Mexico: Christopher Columbus Ousted

Source: FSSPX News

A statue of the explorer Christopher Columbus was removed on October 10, 2020 from a major thoroughfare in the Mexican capital by the authorities, under the pretext of restoring it. For several months, activists announced their intention to attack the statue, during the commemorations of the arrival of the Genoese explorer in America.

In Mexico, the ideology of colonial repentance is circulating at the speed of the coronavirus. On October 10, 2020, at the request of the government of Mexico City, a monumental statue of the discoverer of the Americas, enthroned on Reforma Avenue, was dismantled, in order to be submitted “to an examination and a possible restoration,” which will be carried out by the National Institute of Anthropology and History (INAH).

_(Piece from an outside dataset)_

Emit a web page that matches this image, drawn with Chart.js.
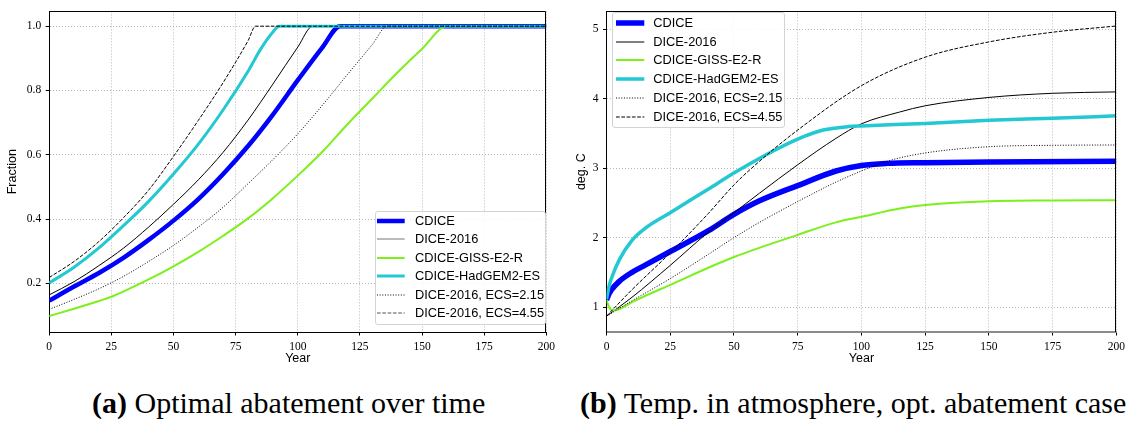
<!DOCTYPE html>
<html>
<head>
<meta charset="utf-8">
<script src="https://cdn.jsdelivr.net/npm/chart.js@4.4.1/dist/chart.umd.min.js"></script>
<style>
  body { margin: 0; background: #fff; }
  #wrap { position: relative; width: 1130px; height: 421px; overflow: hidden; }
  .box { position: absolute; top: 0; }
  .legend { position: absolute; background: rgba(255,255,255,0.85); border: 1px solid #d3d3d3; border-radius: 3px;
            box-sizing: border-box; font: 12.8px "Liberation Sans", Arial, sans-serif; color: #000; }
  .row { position: absolute; left: 0; height: 18px; width: 100%; white-space: nowrap; }
  .row svg { position: absolute; top: 0; }
  .row span { position: absolute; top: 0; line-height: 18px; }
  .caption { position: absolute; top: 388px; font: 30px/30px "Liberation Serif", serif; white-space: nowrap; color: #000; }
</style>
</head>
<body>
<div id="wrap">
  <div class="box" style="left:0;width:560px;height:372px"><canvas id="chartA" width="560" height="372"></canvas></div>
  <div class="box" style="left:560px;width:570px;height:372px"><canvas id="chartB" width="570" height="372"></canvas></div>
  <div class="legend" id="legA" style="left:375px;top:211px;width:171px;height:114px"></div>
  <div class="legend" id="legB" style="left:612px;top:12px;width:173px;height:116px"></div>
  <div class="caption" style="left:92px"><b>(a)</b> Optimal abatement over time</div>
  <div class="caption" style="left:580px"><b>(b)</b> Temp. in atmosphere, opt. abatement case</div>
</div>
<script>
const seriesNames = ['CDICE', 'DICE-2016', 'CDICE-GISS-E2-R', 'CDICE-HadGEM2-ES', 'DICE-2016, ECS=2.15', 'DICE-2016, ECS=4.55'];
const xTicks = [0, 25, 50, 75, 100, 125, 150, 175, 200];
const yTicksA = [0.2, 0.4, 0.6, 0.8, 1.0];
const yTicksB = [1, 2, 3, 4, 5];

// (a) optimal abatement (fraction)
const cdiceAYears = [0, 10, 20, 30, 40, 50, 60, 70, 80, 90, 100, 110, 117, 200];
const cdiceA = [0.146, 0.19, 0.232, 0.28, 0.335, 0.395, 0.462, 0.54, 0.627, 0.725, 0.832, 0.935, 1.0, 1.0];
const diceAYears = [0, 10, 20, 30, 40, 50, 60, 70, 80, 90, 100, 106, 200];
const diceA = [0.164, 0.205, 0.255, 0.31, 0.375, 0.446, 0.522, 0.608, 0.708, 0.82, 0.935, 1.0, 1.0];
const gissAYears = [0, 10, 20, 25, 30, 40, 50, 60, 70, 80, 90, 100, 110, 120, 130, 140, 150, 160, 200];
const gissA = [0.098, 0.121, 0.145, 0.158, 0.175, 0.212, 0.253, 0.298, 0.348, 0.402, 0.465, 0.535, 0.61, 0.695, 0.775, 0.855, 0.93, 1.0, 1.0];
const hadgemAYears = [0, 10, 20, 30, 40, 50, 60, 70, 80, 85, 90, 92.5, 200];
const hadgemA = [0.201, 0.25, 0.31, 0.38, 0.455, 0.54, 0.633, 0.74, 0.86, 0.928, 0.982, 1.0, 1.0];
const ecs215AYears = [0, 10, 20, 30, 40, 50, 60, 70, 80, 90, 100, 110, 120, 130, 136, 200];
const ecs215A = [0.119, 0.15, 0.183, 0.222, 0.268, 0.318, 0.375, 0.437, 0.51, 0.585, 0.665, 0.755, 0.85, 0.943, 1.0, 1.0];
const ecs455AYears = [0, 10, 20, 30, 40, 50, 60, 70, 80, 83, 200];
const ecs455A = [0.218, 0.268, 0.33, 0.405, 0.49, 0.595, 0.707, 0.825, 0.955, 1.0, 1.0];

// (b) atmospheric temperature (deg. C)
const cdiceBYears = [0, 1, 2, 5, 10, 15, 25, 40, 50, 60, 75, 90, 100, 110, 125, 150, 200];
const cdiceB = [1.1, 1.19, 1.25, 1.37, 1.5, 1.6, 1.8, 2.1, 2.335, 2.53, 2.75, 2.96, 3.04, 3.07, 3.08, 3.09, 3.1];
const diceBYears = [0, 10, 25, 40, 50, 60, 75, 90, 100, 115, 125, 150, 175, 200];
const diceB = [0.868, 1.14, 1.6, 2.08, 2.36, 2.64, 3.05, 3.43, 3.64, 3.81, 3.9, 4.02, 4.08, 4.1];
const gissBYears = [0, 1, 2.5, 5, 10, 25, 50, 75, 90, 100, 115, 125, 150, 175, 200];
const gissB = [1.1, 1.0, 0.95, 0.97, 1.07, 1.32, 1.72, 2.04, 2.22, 2.3, 2.42, 2.47, 2.525, 2.535, 2.54];
const hadgemBYears = [0, 1, 2, 5, 10, 15, 25, 40, 50, 65, 75, 85, 95, 100, 125, 150, 175, 200];
const hadgemB = [1.11, 1.3, 1.42, 1.68, 1.96, 2.13, 2.36, 2.7, 2.93, 3.24, 3.42, 3.55, 3.6, 3.61, 3.645, 3.69, 3.72, 3.755];
const ecs215BYears = [0, 10, 25, 40, 50, 60, 75, 90, 100, 110, 125, 150, 175, 200];
const ecs215B = [0.868, 1.09, 1.41, 1.76, 2.0, 2.22, 2.52, 2.8, 2.96, 3.1, 3.22, 3.31, 3.33, 3.335];
const ecs455BYears = [0, 10, 25, 40, 50, 60, 75, 100, 125, 150, 175, 200];
const ecs455B = [0.868, 1.25, 1.78, 2.35, 2.76, 3.1, 3.55, 4.19, 4.6, 4.82, 4.96, 5.05];

const colors = ['#0000ff', '#000000', '#7cf01c', '#22c8d2', '#000000', '#000000'];
const dashes = [[], [], [], [], [1, 1.65], [3.7, 1.6]];
const widthsA = [4.5, 1, 2, 3, 1, 1];
const widthsB = [5.5, 1, 2, 3.5, 1, 1];
const legendColorsA = ['#0000ff', '#777777', '#7cf01c', '#22c8d2', '#000000', '#555555'];

const pairs = (xs, ys) => xs.map((x, i) => ({ x: x, y: ys[i] }));

function makeDatasets(series, widths) {
  return series.map((s, i) => ({
    label: seriesNames[i],
    data: pairs(s[0], s[1]),
    borderColor: colors[i],
    borderWidth: widths[i],
    borderDash: dashes[i],
    pointRadius: 0,
    fill: false,
    cubicInterpolationMode: 'monotone',
    order: series.length - i   // later series drawn on top, like matplotlib
  }));
}

// draws the top and right spines of the box
const framePlugin = {
  id: 'frame',
  afterDraw(chart) {
    const { ctx, chartArea: a } = chart;
    const t = Math.round(a.top) + 0.5, r = Math.round(a.right) - 0.5;
    ctx.save();
    ctx.strokeStyle = '#000';
    ctx.lineWidth = 1;
    ctx.beginPath();
    ctx.moveTo(Math.round(a.left), t);
    ctx.lineTo(r, t);
    ctx.lineTo(r, Math.round(a.bottom));
    ctx.stroke();
    ctx.restore();
  }
};

const tickFont = { family: '"Liberation Serif", serif', size: 11.5 };
const titleFont = { family: '"Liberation Sans", Arial, sans-serif', size: 12.5 };

function makeOptions(cfg) {
  return {
    responsive: false,
    animation: false,
    layout: { padding: { left: 0, right: cfg.padRight, top: cfg.padTop, bottom: 0 } },
    plugins: { legend: { display: false }, tooltip: { enabled: false } },
    scales: {
      x: {
        type: 'linear', min: 0, max: 200,
        afterBuildTicks: s => { s.ticks = xTicks.map(v => ({ value: v })); },
        afterFit: s => { s.height = 40; },
        ticks: { font: tickFont, color: '#000', padding: 5, maxRotation: 0 },
        grid: { color: '#b8b8b8', tickColor: '#000', tickLength: 3.5, tickBorderDash: [] },
        border: { color: cfg.xBorderColor, width: cfg.xBorderWidth, dash: [1, 2] },
        title: { display: true, text: 'Year', font: titleFont, color: '#000', padding: { top: 0, bottom: 5.5 } }
      },
      y: {
        type: 'linear', min: cfg.yMin, max: cfg.yMax,
        afterBuildTicks: s => { s.ticks = cfg.yTicks.map(v => ({ value: v })); },
        afterFit: s => { s.width = cfg.yWidth; },
        ticks: { font: tickFont, color: '#000', padding: 4.5, callback: cfg.fmt },
        grid: { color: '#b8b8b8', tickColor: '#000', tickLength: 3.5, tickBorderDash: [] },
        border: { color: '#000', width: 1, dash: [1, 2] },
        title: { display: true, text: cfg.yTitle, font: titleFont, color: '#000', padding: { top: cfg.yTitlePad, bottom: 0 } }
      }
    }
  };
}

new Chart(document.getElementById('chartA'), {
  type: 'line',
  data: { datasets: makeDatasets([
    [cdiceAYears, cdiceA], [diceAYears, diceA], [gissAYears, gissA],
    [hadgemAYears, hadgemA], [ecs215AYears, ecs215A], [ecs455AYears, ecs455A]
  ], widthsA) },
  options: makeOptions({
    padRight: 10.8, padTop: 9.3, yWidth: 49.2, yMin: 0.0485, yMax: 1.046, yTicks: yTicksA,
    fmt: v => Number(v).toFixed(1), yTitle: 'Fraction', yTitlePad: 5.5,
    xBorderColor: '#000', xBorderWidth: 1
  }),
  plugins: [framePlugin]
});

new Chart(document.getElementById('chartB'), {
  type: 'line',
  data: { datasets: makeDatasets([
    [cdiceBYears, cdiceB], [diceBYears, diceB], [gissBYears, gissB],
    [hadgemBYears, hadgemB], [ecs215BYears, ecs215B], [ecs455BYears, ecs455B]
  ], widthsB) },
  options: makeOptions({
    padRight: 11.5, padTop: 5.7, yWidth: 46.5, yMin: 0.64, yMax: 5.26, yTicks: yTicksB,
    fmt: v => String(v), yTitle: 'deg. C', yTitlePad: 14.5,
    xBorderColor: '#8a8a8a', xBorderWidth: 2
  }),
  plugins: [framePlugin]
});

// legends placed inside the axes, like matplotlib's loc='lower right' / 'upper left'
function buildLegend(id, lineColors, widths, rowTop, rowStep, sampleLeft, sampleLen, textLeft) {
  const el = document.getElementById(id);
  seriesNames.forEach((name, i) => {
    const row = document.createElement('div');
    row.className = 'row';
    row.style.top = (rowTop + i * rowStep) + 'px';
    row.innerHTML =
      '<svg width="' + (sampleLen + 2) + '" height="18" style="left:' + sampleLeft + 'px">' +
      '<line x1="0" y1="9" x2="' + sampleLen + '" y2="9" stroke="' + lineColors[i] + '" stroke-width="' + widths[i] +
      '" stroke-dasharray="' + (dashes[i].length ? dashes[i].join(' ') : 'none') + '"/></svg>' +
      '<span style="left:' + textLeft + 'px">' + name + '</span>';
    el.appendChild(row);
  });
}
buildLegend('legA', legendColorsA, widthsA, 0, 18.46, 1.3, 27.7, 39);
buildLegend('legB', colors, widthsB, 0.7, 18.8, 3, 28.3, 40.3);
</script>
</body>
</html>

A withdrawal made in the name of the precautionary principle? Last July, thousands of people signed an online petition, calling on the government of the Mexican capital to remove the sculpture.

The activists behind the initiative intended to “bring down” the statue of the illustrious navigator on October 12, 2020, the day with commemorates the arrival of Christopher Columbus in San Salvador in 1492.

All in the name of a nauseating ideology which intends to question the contribution of Catholic Europe to a New World mired in the darkness of idolatry. Was it really happier in the days of the butcher and cutthroat gods, whose Aztec pyramids evoke bloody figures? Certainly not for the vanquished tribes, in any case ...

With little care for the past, Mexico City Mayor Claudia Sheinbaum hinted at a press conference that once restored, the monument might not be reassembled on the avenue where it was installed in 1877.

“It might be worth it ... to collectively reflect on what Columbus represents, especially for the next year,” said the councilor.

Because, in 2021, Mexico commemorates the 200th anniversary of Mexican independence and the 500th anniversary of the fall of Tenochtitlan, the capital of the former Aztec Empire.

Should this be seen as a coincidence? The President of Mexico, Andrés Manuel Lopez Obrador, himself demanded in a letter dated October 2, that the Holy See and the Crown of Spain apologize to the indigenous peoples, because of the “most shameful atrocities” committed, according to him, during the Spanish Conquest of 1521.

Coming from a statesman whose political roots draw from the blood of tens of thousands of Cristeros, shamefully massacred because of their Catholic faith between 1926 and 1934, one can recognize, with a touch of irony, a brilliant acrobat, worthy of the most beautiful of circus show.